** To do **
Transcribe every line exactly. Leave the pictures behind.

** Supplied material **
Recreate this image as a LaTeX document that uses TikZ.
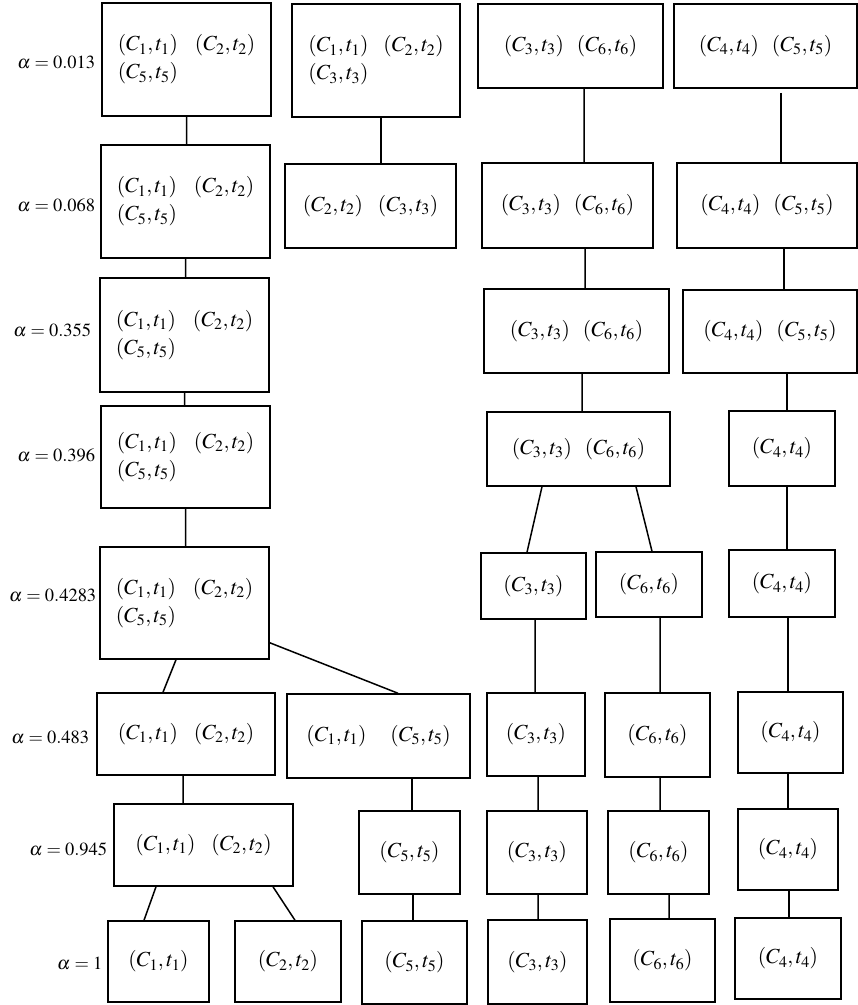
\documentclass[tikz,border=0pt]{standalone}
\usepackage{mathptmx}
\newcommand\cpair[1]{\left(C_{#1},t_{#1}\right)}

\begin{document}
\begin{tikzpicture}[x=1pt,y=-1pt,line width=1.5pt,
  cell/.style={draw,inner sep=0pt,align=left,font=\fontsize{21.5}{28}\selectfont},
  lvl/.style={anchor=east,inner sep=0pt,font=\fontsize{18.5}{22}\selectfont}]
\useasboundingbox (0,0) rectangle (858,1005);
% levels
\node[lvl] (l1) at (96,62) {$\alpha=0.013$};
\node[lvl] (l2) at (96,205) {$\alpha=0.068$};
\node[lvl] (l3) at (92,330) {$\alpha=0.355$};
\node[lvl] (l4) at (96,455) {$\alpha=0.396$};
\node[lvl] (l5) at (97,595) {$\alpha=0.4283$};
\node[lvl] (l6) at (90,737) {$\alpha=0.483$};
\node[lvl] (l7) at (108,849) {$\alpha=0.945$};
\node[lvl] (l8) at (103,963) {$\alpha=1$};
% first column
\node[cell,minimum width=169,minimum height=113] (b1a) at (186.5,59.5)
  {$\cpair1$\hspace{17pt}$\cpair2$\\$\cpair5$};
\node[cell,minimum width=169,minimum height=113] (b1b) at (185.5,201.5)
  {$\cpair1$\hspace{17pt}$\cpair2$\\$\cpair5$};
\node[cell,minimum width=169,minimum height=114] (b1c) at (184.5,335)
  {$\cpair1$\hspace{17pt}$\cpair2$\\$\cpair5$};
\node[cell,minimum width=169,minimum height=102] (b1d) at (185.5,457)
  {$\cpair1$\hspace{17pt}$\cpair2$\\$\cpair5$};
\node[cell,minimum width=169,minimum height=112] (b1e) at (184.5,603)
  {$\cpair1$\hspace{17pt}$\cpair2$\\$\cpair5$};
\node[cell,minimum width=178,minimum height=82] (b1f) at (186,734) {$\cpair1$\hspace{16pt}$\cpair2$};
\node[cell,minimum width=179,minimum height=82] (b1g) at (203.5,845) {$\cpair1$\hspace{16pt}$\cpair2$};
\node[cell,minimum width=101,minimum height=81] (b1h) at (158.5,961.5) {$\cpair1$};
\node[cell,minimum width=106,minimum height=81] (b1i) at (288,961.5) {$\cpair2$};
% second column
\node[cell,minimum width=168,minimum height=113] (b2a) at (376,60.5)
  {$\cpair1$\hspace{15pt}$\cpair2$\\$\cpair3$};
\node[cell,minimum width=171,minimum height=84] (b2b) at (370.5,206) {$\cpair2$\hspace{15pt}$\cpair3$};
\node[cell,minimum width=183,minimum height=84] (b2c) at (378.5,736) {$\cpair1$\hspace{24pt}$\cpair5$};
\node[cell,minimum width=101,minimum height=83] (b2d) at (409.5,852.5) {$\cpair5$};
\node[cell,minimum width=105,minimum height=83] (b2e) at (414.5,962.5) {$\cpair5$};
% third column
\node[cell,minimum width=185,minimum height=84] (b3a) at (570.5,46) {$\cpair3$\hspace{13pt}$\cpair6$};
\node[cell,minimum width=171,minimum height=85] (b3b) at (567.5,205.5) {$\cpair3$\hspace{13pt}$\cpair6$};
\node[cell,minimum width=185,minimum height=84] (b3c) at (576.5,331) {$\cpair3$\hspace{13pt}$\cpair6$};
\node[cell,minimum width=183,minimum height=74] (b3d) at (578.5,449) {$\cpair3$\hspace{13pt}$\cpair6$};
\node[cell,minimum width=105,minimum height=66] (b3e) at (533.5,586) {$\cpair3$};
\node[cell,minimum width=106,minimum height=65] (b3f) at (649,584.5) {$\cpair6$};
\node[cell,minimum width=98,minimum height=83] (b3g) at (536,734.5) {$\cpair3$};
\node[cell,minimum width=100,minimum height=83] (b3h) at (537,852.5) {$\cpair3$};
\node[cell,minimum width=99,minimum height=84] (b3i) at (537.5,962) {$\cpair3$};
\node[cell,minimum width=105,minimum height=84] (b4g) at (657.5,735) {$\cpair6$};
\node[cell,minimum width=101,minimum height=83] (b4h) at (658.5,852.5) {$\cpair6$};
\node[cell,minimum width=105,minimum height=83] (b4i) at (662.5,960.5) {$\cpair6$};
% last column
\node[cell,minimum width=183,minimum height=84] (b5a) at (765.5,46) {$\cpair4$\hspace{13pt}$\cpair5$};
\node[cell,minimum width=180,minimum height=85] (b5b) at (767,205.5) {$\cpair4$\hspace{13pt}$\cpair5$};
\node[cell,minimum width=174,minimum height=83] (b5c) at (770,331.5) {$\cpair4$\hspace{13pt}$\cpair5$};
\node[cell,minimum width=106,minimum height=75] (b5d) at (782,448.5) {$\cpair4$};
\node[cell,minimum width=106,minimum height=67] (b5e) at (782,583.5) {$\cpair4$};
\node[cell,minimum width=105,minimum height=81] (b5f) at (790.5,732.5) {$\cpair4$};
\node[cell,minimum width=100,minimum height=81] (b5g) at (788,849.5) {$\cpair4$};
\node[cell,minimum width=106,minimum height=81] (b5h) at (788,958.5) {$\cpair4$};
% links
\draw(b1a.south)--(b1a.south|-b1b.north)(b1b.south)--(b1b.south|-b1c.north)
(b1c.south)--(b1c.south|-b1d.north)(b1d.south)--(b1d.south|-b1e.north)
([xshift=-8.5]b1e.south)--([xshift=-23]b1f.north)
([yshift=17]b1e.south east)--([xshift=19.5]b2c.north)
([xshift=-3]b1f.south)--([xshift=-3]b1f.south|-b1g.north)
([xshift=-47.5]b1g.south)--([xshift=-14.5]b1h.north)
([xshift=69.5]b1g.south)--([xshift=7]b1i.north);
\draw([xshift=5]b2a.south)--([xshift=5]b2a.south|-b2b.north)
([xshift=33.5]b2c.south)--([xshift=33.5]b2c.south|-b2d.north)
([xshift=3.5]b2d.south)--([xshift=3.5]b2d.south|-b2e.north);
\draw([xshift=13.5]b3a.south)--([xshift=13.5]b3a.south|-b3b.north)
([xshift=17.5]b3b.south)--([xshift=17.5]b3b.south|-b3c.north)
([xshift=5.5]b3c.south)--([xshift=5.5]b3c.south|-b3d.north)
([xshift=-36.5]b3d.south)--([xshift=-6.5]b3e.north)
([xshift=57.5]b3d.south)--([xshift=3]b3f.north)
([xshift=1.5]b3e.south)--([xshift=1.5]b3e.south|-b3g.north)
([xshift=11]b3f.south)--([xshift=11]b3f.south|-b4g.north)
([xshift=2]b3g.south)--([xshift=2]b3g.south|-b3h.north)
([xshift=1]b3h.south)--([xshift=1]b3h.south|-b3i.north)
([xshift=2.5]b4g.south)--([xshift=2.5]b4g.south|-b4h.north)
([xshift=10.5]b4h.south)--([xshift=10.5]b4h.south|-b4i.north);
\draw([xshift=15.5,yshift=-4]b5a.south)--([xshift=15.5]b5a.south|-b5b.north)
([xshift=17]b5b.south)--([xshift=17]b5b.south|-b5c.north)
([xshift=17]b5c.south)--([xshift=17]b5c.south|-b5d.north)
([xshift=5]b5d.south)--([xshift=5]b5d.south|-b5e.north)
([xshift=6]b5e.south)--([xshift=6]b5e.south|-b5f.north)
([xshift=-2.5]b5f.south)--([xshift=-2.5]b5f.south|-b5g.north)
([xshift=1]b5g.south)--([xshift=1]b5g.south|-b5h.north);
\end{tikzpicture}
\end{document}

** The answer **
Recreate this image as a LaTeX document that uses TikZ.
\documentclass[tikz,border=0pt]{standalone}
\usepackage{mathptmx}
\newcommand\cpair[1]{\left(C_{#1},t_{#1}\right)}

\begin{document}
\begin{tikzpicture}[x=1pt,y=-1pt,line width=1.5pt,
  cell/.style={draw,inner sep=0pt,align=left,font=\fontsize{21.5}{28}\selectfont},
  lvl/.style={anchor=east,inner sep=0pt,font=\fontsize{18.5}{22}\selectfont}]
\useasboundingbox (0,0) rectangle (858,1005);
% levels
\node[lvl] (l1) at (96,62) {$\alpha=0.013$};
\node[lvl] (l2) at (96,205) {$\alpha=0.068$};
\node[lvl] (l3) at (92,330) {$\alpha=0.355$};
\node[lvl] (l4) at (96,455) {$\alpha=0.396$};
\node[lvl] (l5) at (97,595) {$\alpha=0.4283$};
\node[lvl] (l6) at (90,737) {$\alpha=0.483$};
\node[lvl] (l7) at (108,849) {$\alpha=0.945$};
\node[lvl] (l8) at (103,963) {$\alpha=1$};
% first column
\node[cell,minimum width=169,minimum height=113] (b1a) at (186.5,59.5)
  {$\cpair1$\hspace{17pt}$\cpair2$\\$\cpair5$};
\node[cell,minimum width=169,minimum height=113] (b1b) at (185.5,201.5)
  {$\cpair1$\hspace{17pt}$\cpair2$\\$\cpair5$};
\node[cell,minimum width=169,minimum height=114] (b1c) at (184.5,335)
  {$\cpair1$\hspace{17pt}$\cpair2$\\$\cpair5$};
\node[cell,minimum width=169,minimum height=102] (b1d) at (185.5,457)
  {$\cpair1$\hspace{17pt}$\cpair2$\\$\cpair5$};
\node[cell,minimum width=169,minimum height=112] (b1e) at (184.5,603)
  {$\cpair1$\hspace{17pt}$\cpair2$\\$\cpair5$};
\node[cell,minimum width=178,minimum height=82] (b1f) at (186,734) {$\cpair1$\hspace{16pt}$\cpair2$};
\node[cell,minimum width=179,minimum height=82] (b1g) at (203.5,845) {$\cpair1$\hspace{16pt}$\cpair2$};
\node[cell,minimum width=101,minimum height=81] (b1h) at (158.5,961.5) {$\cpair1$};
\node[cell,minimum width=106,minimum height=81] (b1i) at (288,961.5) {$\cpair2$};
% second column
\node[cell,minimum width=168,minimum height=113] (b2a) at (376,60.5)
  {$\cpair1$\hspace{15pt}$\cpair2$\\$\cpair3$};
\node[cell,minimum width=171,minimum height=84] (b2b) at (370.5,206) {$\cpair2$\hspace{15pt}$\cpair3$};
\node[cell,minimum width=183,minimum height=84] (b2c) at (378.5,736) {$\cpair1$\hspace{24pt}$\cpair5$};
\node[cell,minimum width=101,minimum height=83] (b2d) at (409.5,852.5) {$\cpair5$};
\node[cell,minimum width=105,minimum height=83] (b2e) at (414.5,962.5) {$\cpair5$};
% third column
\node[cell,minimum width=185,minimum height=84] (b3a) at (570.5,46) {$\cpair3$\hspace{13pt}$\cpair6$};
\node[cell,minimum width=171,minimum height=85] (b3b) at (567.5,205.5) {$\cpair3$\hspace{13pt}$\cpair6$};
\node[cell,minimum width=185,minimum height=84] (b3c) at (576.5,331) {$\cpair3$\hspace{13pt}$\cpair6$};
\node[cell,minimum width=183,minimum height=74] (b3d) at (578.5,449) {$\cpair3$\hspace{13pt}$\cpair6$};
\node[cell,minimum width=105,minimum height=66] (b3e) at (533.5,586) {$\cpair3$};
\node[cell,minimum width=106,minimum height=65] (b3f) at (649,584.5) {$\cpair6$};
\node[cell,minimum width=98,minimum height=83] (b3g) at (536,734.5) {$\cpair3$};
\node[cell,minimum width=100,minimum height=83] (b3h) at (537,852.5) {$\cpair3$};
\node[cell,minimum width=99,minimum height=84] (b3i) at (537.5,962) {$\cpair3$};
\node[cell,minimum width=105,minimum height=84] (b4g) at (657.5,735) {$\cpair6$};
\node[cell,minimum width=101,minimum height=83] (b4h) at (658.5,852.5) {$\cpair6$};
\node[cell,minimum width=105,minimum height=83] (b4i) at (662.5,960.5) {$\cpair6$};
% last column
\node[cell,minimum width=183,minimum height=84] (b5a) at (765.5,46) {$\cpair4$\hspace{13pt}$\cpair5$};
\node[cell,minimum width=180,minimum height=85] (b5b) at (767,205.5) {$\cpair4$\hspace{13pt}$\cpair5$};
\node[cell,minimum width=174,minimum height=83] (b5c) at (770,331.5) {$\cpair4$\hspace{13pt}$\cpair5$};
\node[cell,minimum width=106,minimum height=75] (b5d) at (782,448.5) {$\cpair4$};
\node[cell,minimum width=106,minimum height=67] (b5e) at (782,583.5) {$\cpair4$};
\node[cell,minimum width=105,minimum height=81] (b5f) at (790.5,732.5) {$\cpair4$};
\node[cell,minimum width=100,minimum height=81] (b5g) at (788,849.5) {$\cpair4$};
\node[cell,minimum width=106,minimum height=81] (b5h) at (788,958.5) {$\cpair4$};
% links
\draw(b1a.south)--(b1a.south|-b1b.north)(b1b.south)--(b1b.south|-b1c.north)
(b1c.south)--(b1c.south|-b1d.north)(b1d.south)--(b1d.south|-b1e.north)
([xshift=-8.5]b1e.south)--([xshift=-23]b1f.north)
([yshift=17]b1e.south east)--([xshift=19.5]b2c.north)
([xshift=-3]b1f.south)--([xshift=-3]b1f.south|-b1g.north)
([xshift=-47.5]b1g.south)--([xshift=-14.5]b1h.north)
([xshift=69.5]b1g.south)--([xshift=7]b1i.north);
\draw([xshift=5]b2a.south)--([xshift=5]b2a.south|-b2b.north)
([xshift=33.5]b2c.south)--([xshift=33.5]b2c.south|-b2d.north)
([xshift=3.5]b2d.south)--([xshift=3.5]b2d.south|-b2e.north);
\draw([xshift=13.5]b3a.south)--([xshift=13.5]b3a.south|-b3b.north)
([xshift=17.5]b3b.south)--([xshift=17.5]b3b.south|-b3c.north)
([xshift=5.5]b3c.south)--([xshift=5.5]b3c.south|-b3d.north)
([xshift=-36.5]b3d.south)--([xshift=-6.5]b3e.north)
([xshift=57.5]b3d.south)--([xshift=3]b3f.north)
([xshift=1.5]b3e.south)--([xshift=1.5]b3e.south|-b3g.north)
([xshift=11]b3f.south)--([xshift=11]b3f.south|-b4g.north)
([xshift=2]b3g.south)--([xshift=2]b3g.south|-b3h.north)
([xshift=1]b3h.south)--([xshift=1]b3h.south|-b3i.north)
([xshift=2.5]b4g.south)--([xshift=2.5]b4g.south|-b4h.north)
([xshift=10.5]b4h.south)--([xshift=10.5]b4h.south|-b4i.north);
\draw([xshift=15.5,yshift=-4]b5a.south)--([xshift=15.5]b5a.south|-b5b.north)
([xshift=17]b5b.south)--([xshift=17]b5b.south|-b5c.north)
([xshift=17]b5c.south)--([xshift=17]b5c.south|-b5d.north)
([xshift=5]b5d.south)--([xshift=5]b5d.south|-b5e.north)
([xshift=6]b5e.south)--([xshift=6]b5e.south|-b5f.north)
([xshift=-2.5]b5f.south)--([xshift=-2.5]b5f.south|-b5g.north)
([xshift=1]b5g.south)--([xshift=1]b5g.south|-b5h.north);
\end{tikzpicture}
\end{document}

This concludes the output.